Com cooperação institucional com o MDHC, a pesquisa “Respeite o meu Terreiro”, realizada pela Renafro, em parceria com a Universidade Federal do Estado do Rio de Janeiro (UNIRIO), o Ilê Omolu Oxum, além do apoio da Defensoria Pública da União e do Instituto Raça e Igualdade, contou com a participação de terreiros de todas as regiões do país, com ampla diversidade de tradições.

O material reúne análises sobre impactos na saúde física e emocional; dados sobre racismo religioso offline e online; perfil de agressores e ambientes de violência; indicadores regionais; sugestões de enfrentamento apresentadas pelas próprias lideranças; e orientações para denúncia e responsabilização.

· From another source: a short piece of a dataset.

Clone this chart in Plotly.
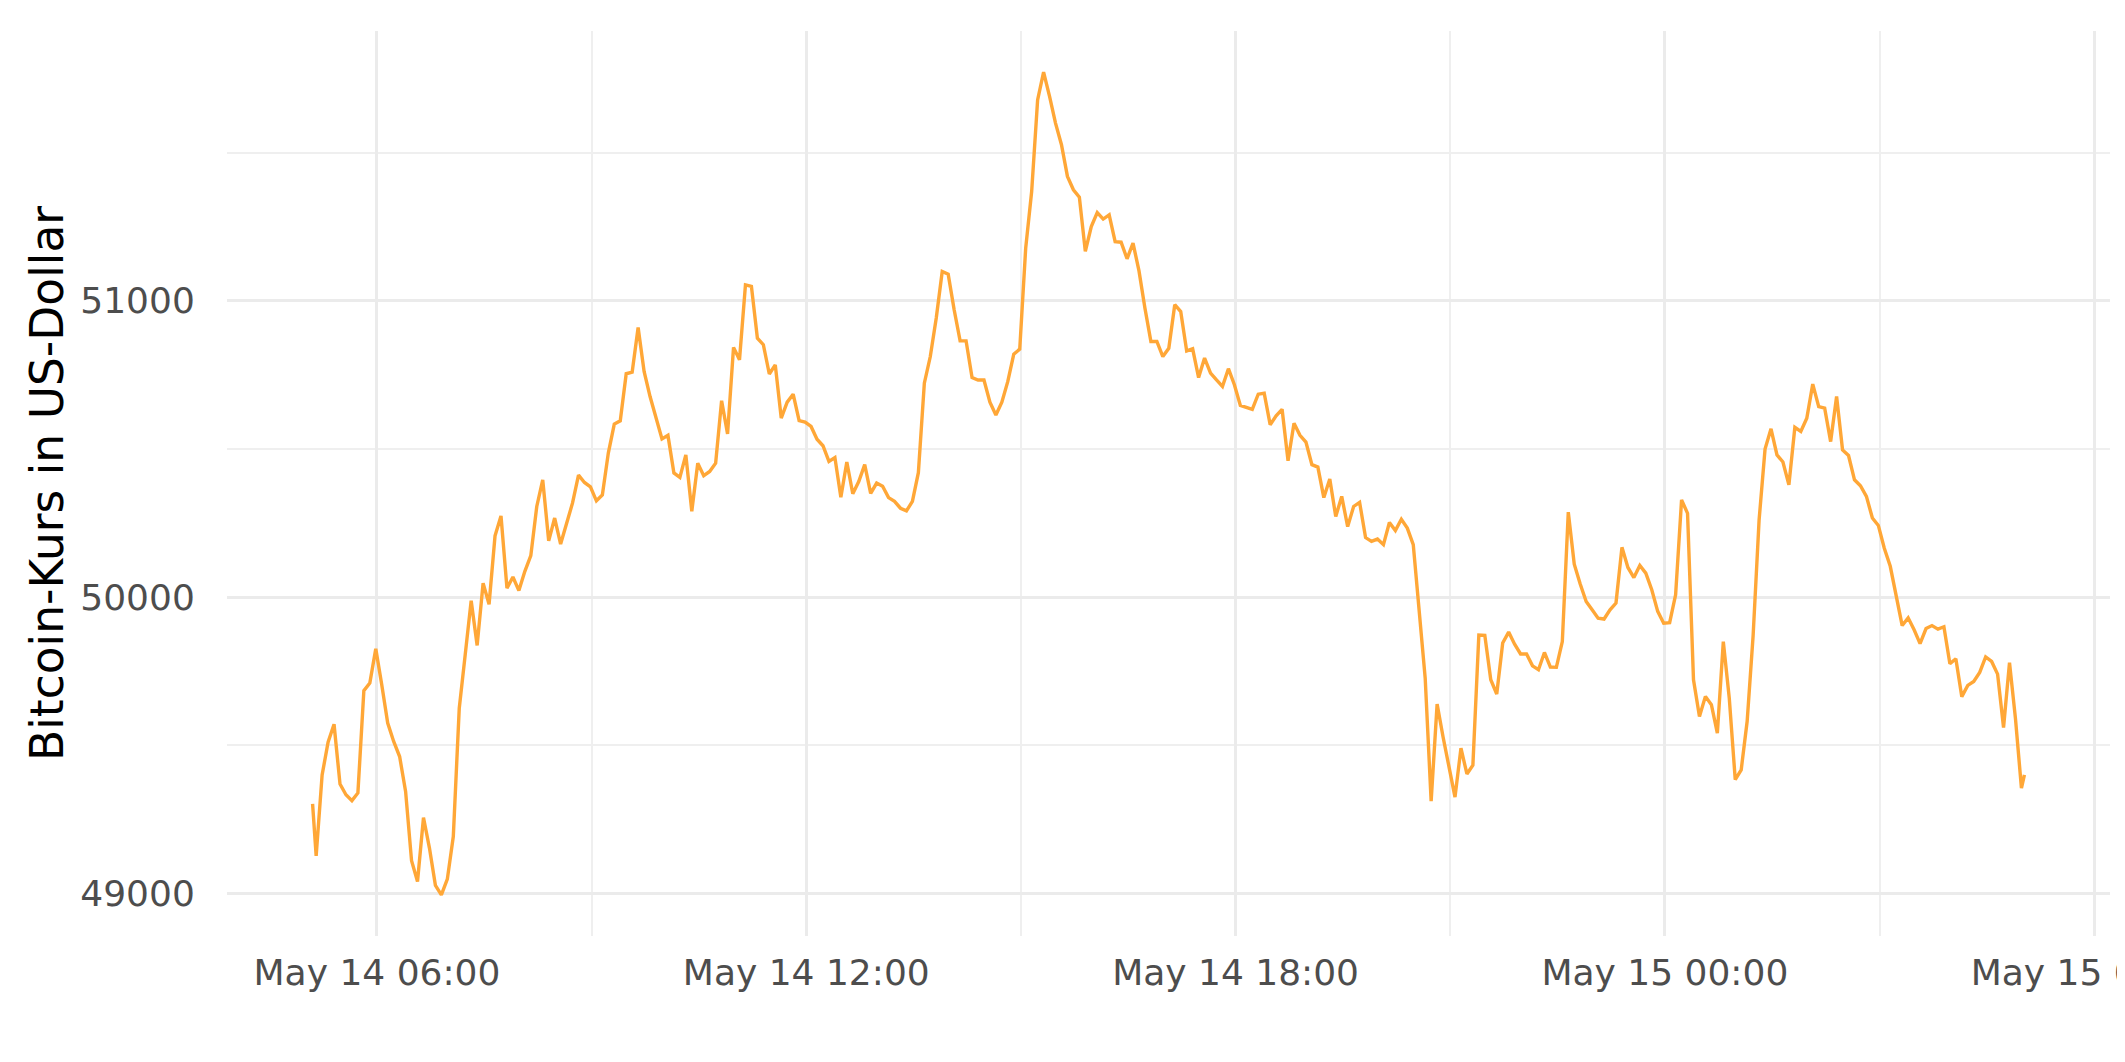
import pandas as pd
import plotly.graph_objects as go

# ---- data ----
first_time = "2021-05-14 05:06:00"
first_price = 49302
grid_start = "2021-05-14 05:09:00"
grid_end = "2021-05-15 04:59:00"
last_time = "2021-05-15 05:01:30"
last_price = 49400

grid_prices = [
    # 05:09 .. 05:59
    49127, 49400, 49510, 49571, 49369, 49333, 49313, 49339, 49684, 49710, 49826,
    # 06
    49704, 49575, 49513, 49462, 49344, 49110, 49040, 49256, 49153, 49027, 48995, 49048,
    # 07
    49192, 49625, 49806, 49988, 49837, 50047, 49976, 50207, 50274, 50030, 50068, 50022,
    # 08
    50087, 50140, 50306, 50396, 50190, 50267, 50179, 50244, 50318, 50412, 50387, 50372,
    # 09
    50325, 50345, 50486, 50584, 50595, 50754, 50759, 50910, 50762, 50677, 50604, 50534,
    # 10
    50546, 50419, 50404, 50480, 50290, 50452, 50410, 50424, 50452, 50663, 50551, 50843,
    # 11
    50801, 51054, 51049, 50874, 50852, 50753, 50784, 50604, 50658, 50685, 50596, 50591,
    # 12
    50576, 50533, 50511, 50458, 50471, 50337, 50456, 50349, 50390, 50447, 50350, 50385,
    # 13
    50374, 50336, 50323, 50300, 50291, 50323, 50420, 50722, 50812, 50942, 51099, 51090,
    # 14
    50970, 50865, 50865, 50741, 50733, 50733, 50658, 50615, 50658, 50728, 50820, 50837,
    # 15
    51178, 51369, 51678, 51772, 51690, 51600, 51527, 51420, 51375, 51350, 51167, 51251,
    # 16
    51298, 51276, 51290, 51200, 51198, 51142, 51195, 51101, 50975, 50863, 50863, 50812,
    # 17
    50840, 50987, 50964, 50831, 50838, 50741, 50807, 50756, 50733, 50711, 50771, 50717,
    # 18
    50647, 50641, 50634, 50685, 50688, 50582, 50612, 50634, 50460, 50587, 50546, 50523,
    # 19
    50447, 50439, 50336, 50399, 50272, 50340, 50238, 50306, 50320, 50201, 50188, 50196,
    # 20
    50177, 50252, 50225, 50263, 50233, 50177, 49950, 49727, 49311, 49639, 49528, 49423,
    # 21
    49325, 49490, 49403, 49433, 49872, 49871, 49721, 49673, 49845, 49882, 49841, 49808,
    # 22
    49808, 49768, 49755, 49813, 49764, 49763, 49850, 50287, 50111, 50044, 49985, 49957,
    # 23
    49929, 49926, 49957, 49980, 50168, 50100, 50066, 50107, 50081, 50025, 49952, 49912,
    # 00
    49914, 50008, 50328, 50283, 49721, 49597, 49665, 49637, 49541, 49850, 49659, 49384,
    # 01
    49417, 49581, 49870, 50260, 50500, 50568, 50480, 50456, 50379, 50573, 50559, 50604,
    # 02
    50719, 50643, 50638, 50525, 50677, 50497, 50478, 50396, 50376, 50340, 50267, 50242,
    # 03
    50165, 50104, 50000, 49904, 49930, 49890, 49843, 49894, 49904, 49892, 49900, 49775,
    # 04
    49792, 49664, 49702, 49715, 49746, 49798, 49783, 49740, 49560, 49779, 49590, 49355,
]

y_title = "Bitcoin-Kurs in US-Dollar"
line_color = "#FFA737"

# ---- build series ----
grid_times = pd.date_range(grid_start, grid_end, freq="5min")
times = [pd.Timestamp(first_time)] + list(grid_times) + [pd.Timestamp(last_time)]
prices = [first_price] + grid_prices[: len(grid_times)] + [last_price]

t_min, t_max = min(times), max(times)
t_pad = (t_max - t_min) * 0.05
p_min, p_max = min(prices), max(prices)
p_pad = (p_max - p_min) * 0.05

W, H = 2125, 1062
ML, MR, MT, MB = 219, 23, 23, 134

fig = go.Figure()
fig.add_trace(go.Scatter(x=times, y=prices, mode="lines",
                         line=dict(color=line_color, width=3.4),
                         hoverinfo="skip"))

tick_font = dict(family="DejaVu Sans", size=36, color="#4D4D4D")
fig.update_layout(
    width=W, height=H,
    margin=dict(l=ML, r=MR, t=MT, b=MB),
    paper_bgcolor="white", plot_bgcolor="white",
    showlegend=False,
    font=dict(family="DejaVu Sans"),
    xaxis=dict(
        range=[t_min - t_pad, t_max + t_pad],
        tick0="2021-05-14 00:00", dtick=6 * 3600 * 1000,
        tickformat="%b %d %H:%M",
        showgrid=True, gridcolor="#EBEBEB", gridwidth=3.2,
        minor=dict(dtick=3 * 3600 * 1000, tick0="2021-05-14 00:00",
                   showgrid=True, gridcolor="#EFEFEF", gridwidth=1.6),
        zeroline=False, showline=False,
        ticks="outside", ticklen=5, tickcolor="rgba(0,0,0,0)",
        tickfont=tick_font, automargin=False, ticklabeloverflow="allow",
    ),
    yaxis=dict(
        range=[p_min - p_pad, p_max + p_pad],
        tick0=49000, dtick=1000, tickformat="d",
        showgrid=True, gridcolor="#EBEBEB", gridwidth=3.2,
        minor=dict(dtick=500, showgrid=True, gridcolor="#EFEFEF", gridwidth=1.6),
        zeroline=False, showline=False,
        ticks="outside", ticklen=24, tickcolor="rgba(0,0,0,0)",
        tickfont=tick_font, automargin=False,
    ),
    annotations=[dict(
        text=y_title, xref="paper", yref="paper",
        x=(39.5 - ML) / (W - ML - MR), y=0.5,
        xanchor="center", yanchor="middle", textangle=-90, showarrow=False,
        font=dict(family="DejaVu Sans", size=45.5, color="black"),
    )],
)

fig.write_html("out.html")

Segundo o estudo divulgado, 77% dos terreiros entrevistados sofreram racismo religioso, e 74% das pessoas relataram ameaças ou destruição de casas sagradas. Apenas 26% conseguiram registrar boletim de ocorrência, indicando obstáculos persistentes no acesso à justiça.

A pesquisa apresenta ainda que:

  • 97% sabem o que é racismo religioso;
  • 80% dos integrantes já sofreram atos discriminatórios;
  • 52% sofreram racismo religioso na internet;
  • Ambientes digitais mais recorrentes: Facebook, Instagram, YouTube, TikTok e X (87%);
  • Principais agressores citados: evangélicos (59%), servidores públicos (10%), vizinhos (8%), usuários de redes sociais (6%).

Envelhecimento negro

Ainda no evento, o secretário nacional dos Direitos da Pessoa Idosa, Alexandre da Silva, compôs o painel “Envelhecer na perspectiva da matriz africana no Brasil”, ao lado de representantes da Renafro e de órgãos, como a Fundação Oswaldo Cruz (Fiocruz).

Em sua fala, Alexandre da Silva destacou a centralidade dos mais velhos na filosofia das religiões de matriz africana. “O mais velho da casa não é o que tem mais idade, mas sim é o que chegou primeiro, é quem tem mais experiência. Logo, esse saber das religiões de matriz africana pode transformar a forma como o Brasil enfrenta o idadismo”, explicou.

O secretário também refletiu sobre o impacto cumulativo do racismo na saúde da população negra. “Não envelhecer sendo uma pessoa negra — e ainda mais praticante de uma religião que sofre racismo — é morrer um pouquinho a cada vez que se sai de casa. Mas esse coletivo em que estamos hoje é uma grande estratégia para mudar esse cenário”, completou.

Agenda plural

A programação do seminário continua ao longo desta segunda-feira (24), com atividades dedicadas à formulação de estratégias para o enfrentamento ao racismo religioso, políticas de cuidado e valorização dos saberes tradicionais.

Conforme a agenda oficial, o encerramento contará com a participação da ministra Macaé Evaristo na Marcha das Mulheres Negras por Reparação e Bem Viver, nesta terça-feira (25), em Brasília, reforçando o compromisso do MDHC com justiça racial, memória, reparação e protagonismo das mulheres negras.